1. Naissance de la manufacture et ses traits essentiels

Le développement du capitalisme en Russie

Lénine

Chapitre VI : LA MANUFACTURE CAPITALISTE ET LE TRAVAIL A DOMICILE POUR LE CAPITALISTE

I. NAISSANCE DE LA MANUFACTURE ET SES TRAITS ESSENTIELS

   Nous savons que par manufacture on entend la coopération basée sur la division du travail. Par son origine la manufacture touche de près aux «premières phases du capitalisme dans l’industrie», que nous venons d’étudier. D’une part, les ateliers employant un nombre plus ou moins important d’ouvriers introduisent peu à peu la division du travail, et, de ce fait, la coopération capitaliste simple évolue vers la manufacture capitaliste. Les statistiques concernant les petites industries de la province de Moscou, reproduites au chapitre précédent, mettent ce processus bien en évidence: elles montrent que dans tous les métiers de quatrième catégorie, ainsi que dans un certain nombre de métiers de troisième catégorie et dans quelques métiers de deuxième catégorie, les plus gros ateliers appliquent la division du travail de façon systématique et sur une grande échelle et doivent, par conséquent, être considérés comme des manufactures capitalistes. Nous citerons par la suite des chiffres plus détaillés sur la technique et l’économie de quelques-unes de ces petites industries.

   Nous avons vu d’autre part que lorsque le capital commercial atteint, dans les petites industries, un niveau supérieur de développement, il réduit les petits producteurs à l’état d’ouvriers salariés transformant pour un salaire déterminé une matière première qui ne leur appartient pas. Si le développement ultérieur aboutit à une application systématique de la division du travail et, par là même, à une transformation de la technique utilisée par le petit producteur; si le «revendeur» charge des ouvriers salariés d’effectuer un certain nombre d’opérations de détail dans son propre atelier; si, à côté de la distribution du travail à domicile et indissolublement liés à elle, on voit apparaître de grands ateliers (qui souvent appartiennent à ces mêmes revendeurs), dont l’organisation interne repose sur la division du travail, on est alors en présence du processus d’apparition de la manufacture capitaliste de nature différente.((Pour ce processus d’apparition de la manufacture capitaliste, voir K. Marx, Das Kapital, III, pp. 318-320, trad. russe, pp. 267-270. «Ce n’est pas même dans le sein des anciennes corporations que la manufacture a pris naissance. Ce fut le marchand qui devint chef de l’atelier moderne en non pas l’ancien maître de corporations (Misère de la philosophie, p. 190). Nous avons eu l’occasion d’énumérer ailleurs les indices essentiels de la notion de la manufacture, d’après Marx.)).

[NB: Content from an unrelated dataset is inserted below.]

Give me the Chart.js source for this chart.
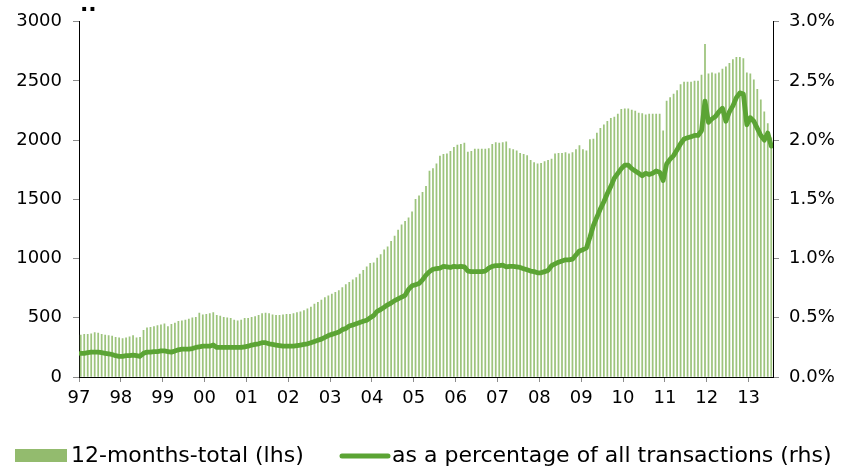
<!DOCTYPE html>
<html>
<head>
<meta charset="utf-8">
<script src="https://cdn.jsdelivr.net/npm/chart.js@4.4.0/dist/chart.umd.min.js"></script>
<style>
  html, body { margin: 0; padding: 0; background: #fff; }
</style>
</head>
<body>
<canvas id="chart" width="855" height="474"></canvas>
<script>
// year labels on the x axis, one every 12 months starting Jan 1997
const yearLabels = ['97', '98', '99', '00', '01', '02', '03', '04', '05', '06', '07', '08', '09', '10', '11', '12', '13']

// 12-months-total, monthly (lhs)
const totals = [
  355, 360, 360, 365, 375, 370, 360, 355, 350, 345, 335, 330,
  325, 330, 340, 350, 330, 335, 395, 415, 420, 425, 435, 440,
  450, 425, 445, 455, 470, 475, 480, 490, 500, 505, 540, 525,
  530, 535, 545, 520, 515, 505, 500, 495, 480, 475, 480, 495,
  495, 505, 510, 520, 535, 540, 535, 525, 520, 520, 525, 530,
  530, 535, 545, 550, 560, 575, 590, 615, 630, 650, 670, 685,
  700, 715, 730, 755, 780, 800, 820, 840, 870, 900, 930, 960,
  965, 1005, 1035, 1075, 1100, 1145, 1190, 1240, 1285, 1315, 1345, 1395,
  1500, 1530, 1560, 1610, 1740, 1760, 1800, 1865, 1880, 1885, 1905, 1940,
  1958, 1965, 1975, 1900, 1905, 1925, 1925, 1925, 1925, 1930, 1966, 1980,
  1975, 1980, 1986, 1930, 1920, 1910, 1890, 1880, 1870, 1830, 1810, 1800,
  1805, 1820, 1830, 1840, 1885, 1890, 1890, 1895, 1885, 1895, 1920, 1955,
  1920, 1910, 2005, 2010, 2060, 2100, 2130, 2160, 2185, 2195, 2220, 2260,
  2265, 2265, 2255, 2245, 2230, 2225, 2215, 2220, 2220, 2220, 2220, 2080,
  2330, 2360, 2390, 2420, 2470, 2490, 2490, 2490, 2500, 2500, 2550, 2810,
  2560, 2570, 2560, 2570, 2600, 2620, 2650, 2680, 2700, 2700, 2690, 2570,
  2560, 2510, 2430, 2340, 2240, 2140, 2020
]

// share of all transactions in %, monthly (rhs)
const shares = [
  0.20, 0.20, 0.205, 0.21, 0.21, 0.21, 0.205, 0.20, 0.195, 0.19, 0.18, 0.175,
  0.175, 0.18, 0.18, 0.185, 0.18, 0.175, 0.20, 0.21, 0.21, 0.215, 0.215, 0.22,
  0.22, 0.215, 0.21, 0.22, 0.23, 0.235, 0.235, 0.235, 0.24, 0.25, 0.255, 0.26,
  0.26, 0.26, 0.27, 0.25, 0.25, 0.25, 0.25, 0.25, 0.25, 0.25, 0.25, 0.255,
  0.26, 0.27, 0.275, 0.28, 0.29, 0.29, 0.28, 0.275, 0.27, 0.265, 0.26, 0.26,
  0.26, 0.26, 0.265, 0.27, 0.275, 0.28, 0.29, 0.30, 0.31, 0.32, 0.335, 0.35,
  0.36, 0.37, 0.38, 0.40, 0.41, 0.43, 0.44, 0.45, 0.46, 0.47, 0.48, 0.50,
  0.52, 0.555, 0.57, 0.59, 0.61, 0.625, 0.645, 0.66, 0.675, 0.69, 0.74, 0.77,
  0.78, 0.79, 0.82, 0.86, 0.89, 0.91, 0.915, 0.92, 0.935, 0.93, 0.925, 0.935,
  0.93, 0.935, 0.93, 0.895, 0.89, 0.89, 0.89, 0.89, 0.895, 0.92, 0.935, 0.94,
  0.94, 0.945, 0.93, 0.935, 0.935, 0.93, 0.925, 0.915, 0.905, 0.895, 0.89, 0.88,
  0.88, 0.89, 0.90, 0.94, 0.955, 0.97, 0.98, 0.99, 0.99, 0.995, 1.03, 1.065,
  1.075, 1.09, 1.18, 1.28, 1.35, 1.42, 1.48, 1.55, 1.61, 1.68, 1.72, 1.76,
  1.79, 1.79, 1.76, 1.74, 1.72, 1.70, 1.72, 1.71, 1.72, 1.74, 1.73, 1.66,
  1.80, 1.84, 1.87, 1.92, 1.97, 2.01, 2.02, 2.03, 2.04, 2.04, 2.08, 2.33,
  2.15, 2.18, 2.20, 2.24, 2.27, 2.16, 2.24, 2.29, 2.36, 2.40, 2.39, 2.13,
  2.19, 2.16, 2.10, 2.04, 2.00, 2.06, 1.95
]

const barColor = '#9dc47d'
const swatchColor = '#93bb6e'
const lineColor = '#5ba434'
const font = 'DejaVu Sans'

// each month sits in the middle of its slot on a linear month axis
const toPoints = (arr) => arr.map((v, i) => ({ x: i + 0.5, y: v }))

// legend drawn underneath: swatch box for bars, thick stroke for the line
const bottomLegend = {
  id: 'bottomLegend',
  afterDraw(chart) {
    const ctx = chart.ctx
    ctx.save()
    ctx.font = '22px "' + font + '"'
    ctx.textBaseline = 'middle'

    ctx.fillStyle = swatchColor
    ctx.fillRect(15, 449, 52, 13)
    ctx.fillStyle = '#000'
    ctx.fillText('12-months-total (lhs)', 71, 456)

    ctx.strokeStyle = lineColor
    ctx.lineWidth = 5
    ctx.lineCap = 'round'
    ctx.beginPath()
    ctx.moveTo(342, 456)
    ctx.lineTo(388, 456)
    ctx.stroke()
    ctx.fillText('as a percentage of all transactions (rhs)', 392, 456)

    // stray marks above the left axis
    ctx.font = 'bold 22px "' + font + '"'
    ctx.textBaseline = 'alphabetic'
    ctx.fillText('..', 80, 11)
    ctx.restore()
  }
}

const axisTicks = { color: '#000', font: { family: font, size: 18 } }

new Chart(document.querySelector('#chart'), {
  type: 'bar',
  data: {
    datasets: [
      {
        type: 'line',
        label: 'as a percentage of all transactions (rhs)',
        data: toPoints(shares),
        yAxisID: 'y1',
        borderColor: lineColor,
        borderWidth: 4.8,
        borderJoinStyle: 'round',
        borderCapStyle: 'round',
        pointRadius: 0,
        tension: 0,
        order: 0
      },
      {
        label: '12-months-total (lhs)',
        data: toPoints(totals),
        yAxisID: 'y',
        backgroundColor: barColor,
        barThickness: 1.1,
        order: 1
      }
    ]
  },
  options: {
    responsive: false,
    animation: false,
    layout: { padding: { top: 18, left: 0, right: 0, bottom: 0 } },
    plugins: {
      legend: { display: false },
      tooltip: { enabled: false }
    },
    scales: {
      x: {
        type: 'linear',
        min: 0,
        max: totals.length,
        offset: false,
        grid: { offset: false, drawOnChartArea: false, color: '#8c8c8c', tickLength: 5 },
        border: { color: '#000', width: 1 },
        ticks: {
          ...axisTicks,
          stepSize: 12,
          includeBounds: false,
          autoSkip: false,
          maxRotation: 0,
          padding: 6,
          callback: (v) => (v % 12 === 0 ? yearLabels[v / 12] : '')
        },
        afterFit: (scale) => { scale.height = 97 }
      },
      y: {
        position: 'left',
        min: 0,
        max: 3000,
        grid: { drawOnChartArea: false, color: '#8c8c8c', tickLength: 6 },
        border: { color: '#000', width: 1 },
        ticks: { ...axisTicks, stepSize: 500, padding: 11, callback: (v) => String(v) },
        afterFit: (scale) => { scale.width = 79 }
      },
      y1: {
        position: 'right',
        min: 0,
        max: 3,
        grid: { drawOnChartArea: false, color: '#8c8c8c', tickLength: 6 },
        border: { color: '#000', width: 1 },
        ticks: { ...axisTicks, stepSize: 0.5, padding: 10, callback: (v) => v.toFixed(1) + '%' },
        afterFit: (scale) => { scale.width = 82 }
      }
    }
  },
  plugins: [bottomLegend]
})
</script>
</body>
</html>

   Dans le développement des formes capitalistes de l’industrie, la manufacture a une très grande importance car elle constitue le maillon intermédiaire entre le métier, la petite production marchande aux formes primitives de capital et la grande industrie mécanique (la fabrique). Comme la manufacture continue à être basée sur la technique manuelle et que, de ce fait, les grosses entreprises sont dans l’impossibilité d’évincer radicalement les petites et de détacher complètement les artisans de l’agriculture, elle se rapproche des petites industries. «La manufacture ne pouvait ni s’emparer de la production sociale dans toute son étendue, ni la bouleverser dans sa profondeur (in ihrer Tiefe). Comme œuvre d’art économique, elle s’élevait sur la large base des corps de métiers de villes et de leur corollaire, l’industrie domestique des campagnes((Das Kapital, I2, p. 383. )).» Mais, par la formation d’un marché important, de grosses entreprises employant des ouvriers salariés et d’un capital considérable auquel la masse des ouvriers non possédants se trouve entièrement soumise, elle se rapproche de la fabrique.

   Le préjugé selon lequel la production «en usine» est séparée par un abîme de la production «artisanale» et selon lequel la première a un caractère «artificiel» opposé au caractère «populaire» de la seconde, ce préjugé est si répandu dans la littérature russe que nous estimons indispensable d’examiner en détail les données concernant toutes les branches essentielles de l’industrie de transformation et de montrer quelle a été leur organisation économique entre le moment où elles ont dépassé le stade de la petite industrie paysanne et celui où elles ont été transformées par la grande industrie mécanique.